The Quebec government's permanent committee to fight drug addiction is about to tell a room full of reporters just how many drugs - legal and otherwise - Montrealers have been taking orally, intravenously or through the delivery system of rolling paper and a book of matches since 1999.

But if everybody and their microphone is ready to learn about what's new about heroin or cocaine or ecstasy, or whether it's time to rethink the marijuana laws, what surfaces from the committee's 49- page report is as uncomfortably familiar as the kick from a vodka shooter.

"Definitely, it's alcohol," says Michel Germain, the committee's general director, referring to the 11,500 hospitalizations a year in Montreal attributable to drugs.

"Overall, we're talking about 8,000 for alcohol, 2,000 for illegal drugs and 1,500 for legal drugs."

The proportion is less dramatic when it comes to divvying up the approximately 550 deaths attributed annually to addiction - 253 to alcohol, 117 to illegal drugs and 178 to cocktails of legal and illegal drugs -but it seems that, glass for glass, fields of barley are killing more people than those of poppies.

And they're doing their best trade among males age 20-24 who, according to the study, seem more likely than the rest of us to binge drink and develop a dependence on alcohol.
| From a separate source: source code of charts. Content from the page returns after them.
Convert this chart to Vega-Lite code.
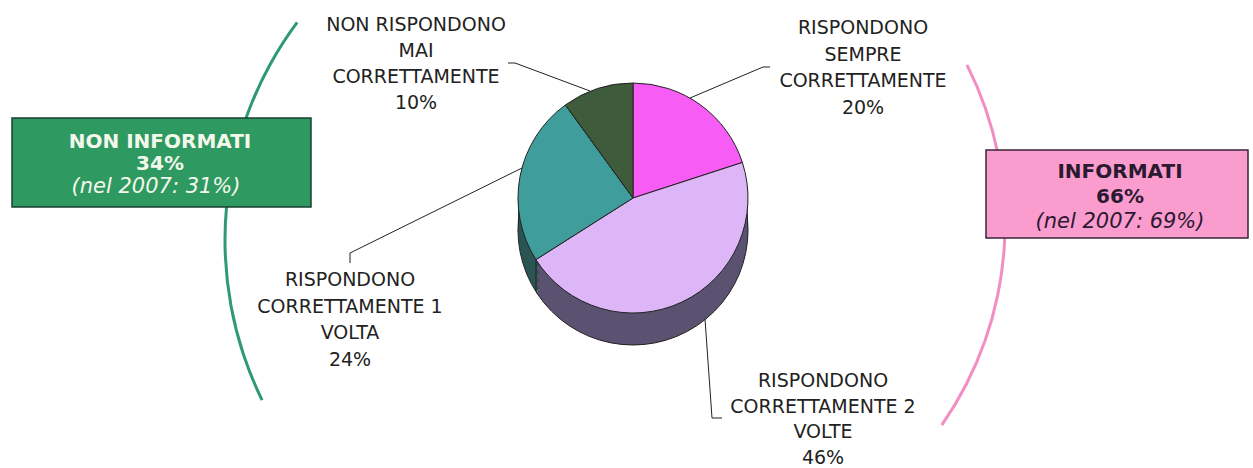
{
  "$schema": "https://vega.github.io/schema/vega-lite/v6.json",
  "width": 1253,
  "height": 468,
  "padding": 0,
  "autosize": "none",
  "background": "white",
  "config": {"view": {"stroke": null}, "axis": {"disable": true}, "legend": {"disable": true}},
  "data": {"values": [
    {"n": 1, "cat": "Rispondono sempre correttamente", "value": 20, "label": "RISPONDONO\nSEMPRE\nCORRETTAMENTE\n20%"},
    {"n": 2, "cat": "Rispondono correttamente 2 volte", "value": 46, "label": "RISPONDONO\nCORRETTAMENTE 2\nVOLTE\n46%"},
    {"n": 3, "cat": "Rispondono correttamente 1 volta", "value": 24, "label": "RISPONDONO\nCORRETTAMENTE 1\nVOLTA\n24%"},
    {"n": 4, "cat": "Non rispondono mai correttamente", "value": 10, "label": "NON RISPONDONO\nMAI\nCORRETTAMENTE\n10%"}
  ]},
  "layer": [
    {
      "data": {"values": [{}]},
      "mark": {"type": "arc", "theta": 4.257, "theta2": 5.353, "outerRadius": 365.5, "innerRadius": 362.5, "fill": "#2f9a72"},
      "encoding": {
        "x": {"datum": 589, "type": "quantitative", "scale": {"domain": [0, 1253], "nice": false, "zero": false}},
        "y": {"datum": 240, "type": "quantitative", "scale": {"domain": [0, 468], "nice": false, "zero": false, "reverse": true}}
      }
    },
    {
      "data": {"values": [{}]},
      "mark": {"type": "arc", "theta": 1.101, "theta2": 2.18, "outerRadius": 353, "innerRadius": 350, "fill": "#f28ec4"},
      "encoding": {
        "x": {"datum": 653.5, "type": "quantitative"},
        "y": {"datum": 224, "type": "quantitative"}
      }
    },
    {
      "mark": {"type": "arc", "outerRadius": 115},
      "encoding": {
        "theta": {"field": "value", "type": "quantitative", "stack": true},
        "order": {"field": "n", "type": "quantitative"},
        "fill": {"field": "cat", "type": "nominal", "scale": {"domain": ["Rispondono sempre correttamente", "Rispondono correttamente 2 volte", "Rispondono correttamente 1 volta", "Non rispondono mai correttamente"], "range": ["#8c2e8c", "#5a5270", "#2b5553", "#25361f"]}},
        "x": {"datum": 633, "type": "quantitative"},
        "y": {"datum": 230, "type": "quantitative"}
      }
    },
    {
      "mark": {"type": "arc", "outerRadius": 115},
      "encoding": {
        "theta": {"field": "value", "type": "quantitative", "stack": true},
        "order": {"field": "n", "type": "quantitative"},
        "fill": {"field": "cat", "type": "nominal"},
        "x": {"datum": 633, "type": "quantitative"},
        "y": {"datum": 222, "type": "quantitative"}
      }
    },
    {
      "mark": {"type": "arc", "outerRadius": 115},
      "encoding": {
        "theta": {"field": "value", "type": "quantitative", "stack": true},
        "order": {"field": "n", "type": "quantitative"},
        "fill": {"field": "cat", "type": "nominal"},
        "x": {"datum": 633, "type": "quantitative"},
        "y": {"datum": 214, "type": "quantitative"}
      }
    },
    {
      "mark": {"type": "arc", "outerRadius": 115},
      "encoding": {
        "theta": {"field": "value", "type": "quantitative", "stack": true},
        "order": {"field": "n", "type": "quantitative"},
        "fill": {"field": "cat", "type": "nominal"},
        "x": {"datum": 633, "type": "quantitative"},
        "y": {"datum": 206, "type": "quantitative"}
      }
    },
    {
      "data": {"values": [{}]},
      "mark": {"type": "arc", "theta": 0, "theta2": 6.2832, "outerRadius": 115, "fillOpacity": 0, "stroke": "#222", "strokeWidth": 1},
      "encoding": {
        "x": {"datum": 633, "type": "quantitative"},
        "y": {"datum": 230, "type": "quantitative"}
      }
    },
    {
      "data": {"values": [{}]},
      "mark": {"type": "rule", "color": "#222", "strokeWidth": 1},
      "encoding": {
        "x": {"datum": 536, "type": "quantitative"},
        "y": {"datum": 259, "type": "quantitative"},
        "y2": {"datum": 291}
      }
    },
    {
      "mark": {"type": "arc", "outerRadius": 115, "stroke": "#222", "strokeWidth": 1},
      "encoding": {
        "theta": {"field": "value", "type": "quantitative", "stack": true},
        "order": {"field": "n", "type": "quantitative"},
        "color": {"field": "cat", "type": "nominal", "scale": {"domain": ["Rispondono sempre correttamente", "Rispondono correttamente 2 volte", "Rispondono correttamente 1 volta", "Non rispondono mai correttamente"], "range": ["#f75cf5", "#dcb6f7", "#3f9d9b", "#3e5c3c"]}},
        "stroke": {"value": "#222"},
        "x": {"datum": 633, "type": "quantitative"},
        "y": {"datum": 198, "type": "quantitative"}
      }
    },
    {
      "data": {"values": [{}]},
      "layer": [
        {"mark": {"type": "rule", "color": "#222"}, "encoding": {"x": {"datum": 508, "type": "quantitative"}, "y": {"datum": 63, "type": "quantitative"}, "x2": {"datum": 515}, "y2": {"datum": 63}}},
        {"mark": {"type": "rule", "color": "#222"}, "encoding": {"x": {"datum": 515, "type": "quantitative"}, "y": {"datum": 63, "type": "quantitative"}, "x2": {"datum": 590}, "y2": {"datum": 91}}},
        {"mark": {"type": "rule", "color": "#222"}, "encoding": {"x": {"datum": 770, "type": "quantitative"}, "y": {"datum": 67, "type": "quantitative"}, "x2": {"datum": 763}, "y2": {"datum": 67}}},
        {"mark": {"type": "rule", "color": "#222"}, "encoding": {"x": {"datum": 763, "type": "quantitative"}, "y": {"datum": 67, "type": "quantitative"}, "x2": {"datum": 690}, "y2": {"datum": 98}}},
        {"mark": {"type": "rule", "color": "#222"}, "encoding": {"x": {"datum": 350, "type": "quantitative"}, "y": {"datum": 263, "type": "quantitative"}, "x2": {"datum": 350}, "y2": {"datum": 253}}},
        {"mark": {"type": "rule", "color": "#222"}, "encoding": {"x": {"datum": 350, "type": "quantitative"}, "y": {"datum": 253, "type": "quantitative"}, "x2": {"datum": 522}, "y2": {"datum": 168}}},
        {"mark": {"type": "rule", "color": "#222"}, "encoding": {"x": {"datum": 705, "type": "quantitative"}, "y": {"datum": 319, "type": "quantitative"}, "x2": {"datum": 712}, "y2": {"datum": 418}}},
        {"mark": {"type": "rule", "color": "#222"}, "encoding": {"x": {"datum": 712, "type": "quantitative"}, "y": {"datum": 418, "type": "quantitative"}, "x2": {"datum": 722}, "y2": {"datum": 418}}}
      ]
    },
    {
      "transform": [{"filter": "datum.n == 4"}],
      "mark": {"type": "text", "font": "DejaVu Sans", "fontSize": 19, "color": "#222", "lineBreak": "\n", "lineHeight": 26, "align": "center", "baseline": "middle"},
      "encoding": {"text": {"field": "label"}, "x": {"datum": 416, "type": "quantitative"}, "y": {"datum": 25, "type": "quantitative"}}
    },
    {
      "transform": [{"filter": "datum.n == 1"}],
      "mark": {"type": "text", "font": "DejaVu Sans", "fontSize": 19, "color": "#222", "lineBreak": "\n", "lineHeight": 26.5, "align": "center", "baseline": "middle"},
      "encoding": {"text": {"field": "label"}, "x": {"datum": 863, "type": "quantitative"}, "y": {"datum": 28, "type": "quantitative"}}
    },
    {
      "transform": [{"filter": "datum.n == 3"}],
      "mark": {"type": "text", "font": "DejaVu Sans", "fontSize": 19, "color": "#222", "lineBreak": "\n", "lineHeight": 26.5, "align": "center", "baseline": "middle"},
      "encoding": {"text": {"field": "label"}, "x": {"datum": 350, "type": "quantitative"}, "y": {"datum": 280, "type": "quantitative"}}
    },
    {
      "transform": [{"filter": "datum.n == 2"}],
      "mark": {"type": "text", "font": "DejaVu Sans", "fontSize": 19, "color": "#222", "lineBreak": "\n", "lineHeight": 25.5, "align": "center", "baseline": "middle"},
      "encoding": {"text": {"field": "label"}, "x": {"datum": 823, "type": "quantitative"}, "y": {"datum": 381, "type": "quantitative"}}
    },
    {
      "data": {"values": [{"group": "NON INFORMATI\n34%", "prev": "(nel 2007: 31%)"}]},
      "layer": [
        {"mark": {"type": "rect", "fill": "#2f9962", "stroke": "#1c3f30", "strokeWidth": 1.5}, "encoding": {"x": {"datum": 12, "type": "quantitative"}, "x2": {"datum": 311}, "y": {"datum": 118, "type": "quantitative"}, "y2": {"datum": 207}}},
        {"mark": {"type": "text", "font": "DejaVu Sans", "fontSize": 20, "fontWeight": "bold", "color": "#f4f8ec", "lineBreak": "\n", "lineHeight": 22, "align": "center", "baseline": "middle"}, "encoding": {"text": {"field": "group"}, "x": {"datum": 160, "type": "quantitative"}, "y": {"datum": 142, "type": "quantitative"}}},
        {"mark": {"type": "text", "font": "DejaVu Sans", "fontSize": 21, "fontStyle": "italic", "color": "#f4f8ec", "align": "center", "baseline": "middle"}, "encoding": {"text": {"field": "prev"}, "x": {"datum": 156, "type": "quantitative"}, "y": {"datum": 187, "type": "quantitative"}}}
      ]
    },
    {
      "data": {"values": [{"group": "INFORMATI\n66%", "prev": "(nel 2007: 69%)"}]},
      "layer": [
        {"mark": {"type": "rect", "fill": "#fb9ccf", "stroke": "#3a2438", "strokeWidth": 1.5}, "encoding": {"x": {"datum": 986, "type": "quantitative"}, "x2": {"datum": 1248}, "y": {"datum": 150, "type": "quantitative"}, "y2": {"datum": 238}}},
        {"mark": {"type": "text", "font": "DejaVu Sans", "fontSize": 20, "fontWeight": "bold", "color": "#2a1a30", "lineBreak": "\n", "lineHeight": 25, "align": "center", "baseline": "middle"}, "encoding": {"text": {"field": "group"}, "x": {"datum": 1120, "type": "quantitative"}, "y": {"datum": 172, "type": "quantitative"}}},
        {"mark": {"type": "text", "font": "DejaVu Sans", "fontSize": 21, "fontStyle": "italic", "color": "#2a1a30", "align": "center", "baseline": "middle"}, "encoding": {"text": {"field": "prev"}, "x": {"datum": 1120, "type": "quantitative"}, "y": {"datum": 222, "type": "quantitative"}}}
      ]
    }
  ]
}
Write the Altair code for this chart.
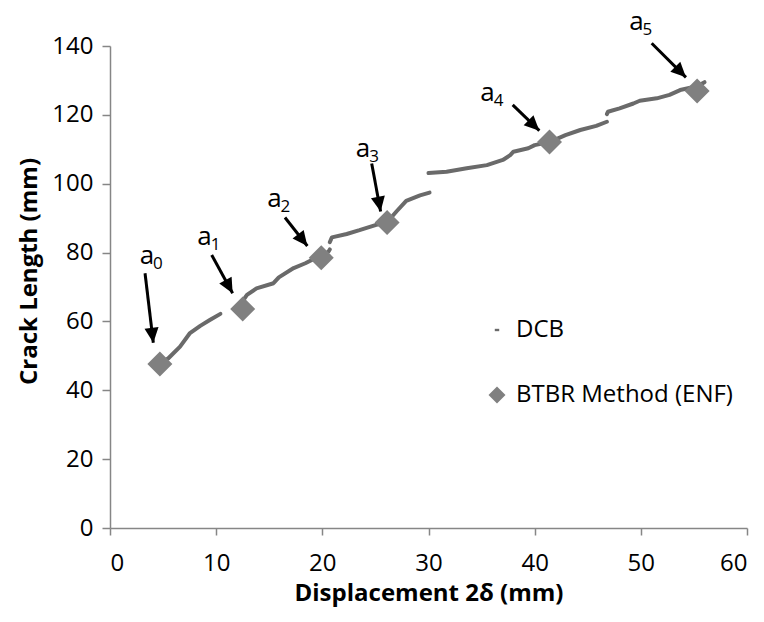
import math
import altair as alt
import pandas as pd

# ---------------- data ----------------
# DCB crack length curve (several continuous pieces)
dcb_seg = [1]*7 + [2]*12 + [3]*10 + [4]*14 + [5]*10
dcb_x = [5.0, 5.5, 6.6, 7.5, 8.5, 9.4, 10.4,
         12.4, 12.9, 13.8, 15.4, 15.9, 17.3, 18.4, 19.1, 19.9, 20.3, 20.6, 20.7,
         20.7, 20.9, 22.3, 23.5, 25.0, 26.1, 27.0, 27.9, 29.2, 30.1,
         30.0, 31.7, 33.6, 35.5, 37.0, 37.7, 38.0, 39.4, 40.0, 41.4, 42.9, 44.3, 45.8, 46.8,
         46.8, 46.9, 48.0, 49.3, 49.9, 51.5, 52.7, 53.7, 55.3, 56.0]
dcb_y = [48.3, 49.3, 52.7, 56.5, 58.7, 60.4, 62.2,
         65.5, 67.7, 69.6, 71.1, 72.8, 75.5, 76.9, 78.0, 78.6, 79.6, 80.4, 80.9,
         83.0, 84.4, 85.4, 86.5, 88.0, 88.8, 92.0, 95.0, 96.6, 97.4,
         103.1, 103.5, 104.5, 105.4, 106.9, 108.3, 109.3, 110.3, 111.2, 112.1, 114.1, 115.6, 116.8, 118.0,
         120.2, 120.9, 121.9, 123.3, 124.1, 124.8, 125.8, 127.2, 128.3, 129.5]

# BTBR Method (ENF) points
btbr_x = [4.7, 12.5, 19.9, 26.1, 41.4, 55.3]
btbr_y = [47.6, 63.6, 78.5, 88.7, 112.1, 126.9]

# annotation labels a0..a5 and their arrows
label_sub = ["0", "1", "2", "3", "4", "5"]
label_x = [3.48, 8.90, 15.49, 23.83, 35.56, 49.59]
label_y = [76.7, 82.2, 93.2, 107.8, 124.0, 144.6]
tail_x = [3.30, 9.58, 16.48, 24.65, 37.93, 51.02]
tail_y = [74.0, 79.3, 90.2, 105.9, 122.9, 140.8]
tip_x = [4.08, 11.55, 18.59, 25.49, 40.44, 54.25]
tip_y = [53.8, 68.2, 81.9, 91.9, 115.4, 130.9]

x_ticks = [0, 10, 20, 30, 40, 50, 60]
y_ticks = [0, 20, 40, 60, 80, 100, 120, 140]
series_names = ["DCB", "BTBR Method (ENF)"]

# ---------------- layout / style ----------------
FONT = "Open Sans"
W, H = 637, 482
X_DOMAIN = [0, 60]
Y_DOMAIN = [0, 140]
PX_X = W / (X_DOMAIN[1] - X_DOMAIN[0])
PX_Y = H / (Y_DOMAIN[1] - Y_DOMAIN[0])
AXIS_GREY = "#868686"

dcb = pd.DataFrame({"x": dcb_x, "y": dcb_y, "seg": dcb_seg})
btbr = pd.DataFrame({"x": btbr_x, "y": btbr_y, "series": series_names[1]})
ann = pd.DataFrame({"lx": label_x, "ly": label_y, "sub": label_sub,
                    "tx": tail_x, "ty": tail_y, "hx": tip_x, "hy": tip_y})
# arrow-head direction in screen space (clockwise from up)
ann["ang"] = [
    math.degrees(math.atan2((hx - tx) * PX_X, (hy - ty) * PX_Y)) % 360
    for tx, ty, hx, hy in zip(tail_x, tail_y, tip_x, tip_y)
]

x_scale = alt.Scale(domain=X_DOMAIN, nice=False, zero=False)
y_scale = alt.Scale(domain=Y_DOMAIN, nice=False, zero=False)

x_axis = alt.Axis(
    values=x_ticks, title="Displacement 2δ (mm)", grid=False,
    domainColor=AXIS_GREY, domainWidth=1.5, tickColor=AXIS_GREY, tickWidth=1.5,
    tickSize=7, labelFont=FONT, labelFontSize=24, labelColor="black",
    labelPadding=16, titleFont=FONT, titleFontSize=24, titleFontWeight="bold",
    titleColor="black", titleX=W / 2, titleY=72, titleBaseline="alphabetic",
    titleAlign="center",
)
y_axis = alt.Axis(
    values=y_ticks, title="Crack Length (mm)", grid=False,
    domainColor=AXIS_GREY, domainWidth=1.5, tickColor=AXIS_GREY, tickWidth=1.5,
    tickSize=8, labelFont=FONT, labelFontSize=24, labelColor="black",
    labelPadding=9, titleFont=FONT, titleFontSize=24, titleFontWeight="bold",
    titleColor="black", titleAngle=270, titleX=-74, titleY=225,
    titleBaseline="alphabetic", titleAlign="center",
)

X = alt.X("x:Q", scale=x_scale, axis=x_axis)
Y = alt.Y("y:Q", scale=y_scale, axis=y_axis)

line = alt.Chart(dcb).mark_line(
    color="#6a6a6a", strokeWidth=4, strokeCap="round", strokeJoin="round"
).encode(x=X, y=Y, detail="seg:N", order="x:Q")

dash_path = "M-0.26,-0.14 L0.26,-0.14 L0.26,0.14 L-0.26,0.14 Z"
legend = alt.Legend(
    title=None, orient="none", legendX=375, legendY=272, padding=0,
    labelFont=FONT, labelFontSize=24, labelColor="black", labelOffset=7,
    labelLimit=0, symbolSize=290, rowPadding=41, symbolStrokeWidth=0,
)
points = alt.Chart(btbr).mark_point(filled=True, size=625, opacity=1).encode(
    x=X, y=Y,
    shape=alt.Shape("series:N", scale=alt.Scale(domain=series_names,
                                                range=[dash_path, "diamond"]),
                    legend=legend),
    color=alt.Color("series:N", scale=alt.Scale(domain=series_names,
                                                range=["#6a6a6a", "#808080"]),
                    legend=legend),
)

shafts = alt.Chart(ann).mark_rule(color="black", strokeWidth=3).encode(
    x=alt.X("tx:Q", scale=x_scale), y=alt.Y("ty:Q", scale=y_scale),
    x2="hx:Q", y2="hy:Q",
)
heads = alt.Chart(ann).mark_point(
    shape="M0,0 L-0.47,1 L0.47,1 Z", filled=True, size=900, color="black", opacity=1
).encode(
    x=alt.X("hx:Q", scale=x_scale), y=alt.Y("hy:Q", scale=y_scale),
    angle=alt.Angle("ang:Q", scale=None),
)
a_text = alt.Chart(ann).mark_text(
    text="a", font=FONT, fontSize=26, color="black", align="center", baseline="alphabetic"
).encode(x=alt.X("lx:Q", scale=x_scale), y=alt.Y("ly:Q", scale=y_scale))
sub_text = alt.Chart(ann).mark_text(
    font=FONT, fontSize=17, color="black", align="center", baseline="alphabetic", dx=11, dy=5
).encode(x=alt.X("lx:Q", scale=x_scale), y=alt.Y("ly:Q", scale=y_scale), text="sub:N")

chart = alt.layer(line, points, shafts, heads, a_text, sub_text).properties(
    width=W, height=H,
    padding={"left": 110, "top": 46, "right": 17, "bottom": 94},
    autosize=alt.AutoSizeParams(type="none"),
    background="white",
).configure_view(stroke=None)

chart.save("out.html", embed_options={"renderer": "svg", "actions": False})
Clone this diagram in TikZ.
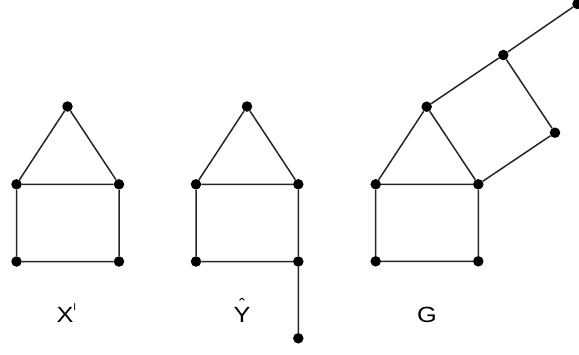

Slightly more Montrealers (81.7 per cent) in 2003 told researchers they took a drink than in 2002 (80.2 per cent), while the number who said they drank at least twice a week (40.1 per cent) increased last year from 35.4 per cent in 2002. Binge drinking - five glasses or more at a sitting - also seemed to be on the increase here, to 44.3 per cent in 2003 from 38.9 per cent a year earlier.

The report's figures, culled from statistics compiled by local hospitals, Statistics Canada, provincial and Montreal police, and the Quebec coroner's office, hunts and pecks through the years between 1999 and 2003, making it difficult to braid any particular trends out of so many threads.

They apparently back up committee chairperson Rodrigue Pare's assertion that the province needs a single body monitoring the fallout from drug abuse.

But it's an impressive body count nonetheless - one that, had it been racked up by the Hells Angels, would have seen police gunships hovering over every corner of the city.

But in an age where the War on Drugs has become as quaintly dated as the suits Don Johnson wore on Miami Vice, how do you take on alcohol - a mind-altering drug that's been around since the Old Testament and that, in 21st-century Quebec, is being peddled almost exclusively by the provincial government?

"I think the attention the government will pay will be directly proportional to the attention (the media) pay to it," Pare says.

"When there's no pressure, it's difficult to get the government's attention."

Pare, whose day job is running an alcohol rehab centre for adults, says 60 per cent of his clientele are male.

"But go to a centre for adolescents, and it's 50-50. And in the years to come, it will be 50-50 in all treatment centres. If you look at the ads for beer right now, you'll find a lot of women."

The idea behind the report was to produce a portrait of who are consuming which drugs, Pare says, adding that alcohol's coming to the fore may be the stimulus Quebec needs to put more into prevention programs aimed at a new generation of potential alcoholics.

Which may be a good thing, if only because "Please Drink Responsibly" seems on its way to being drowned out in the din of happy hour.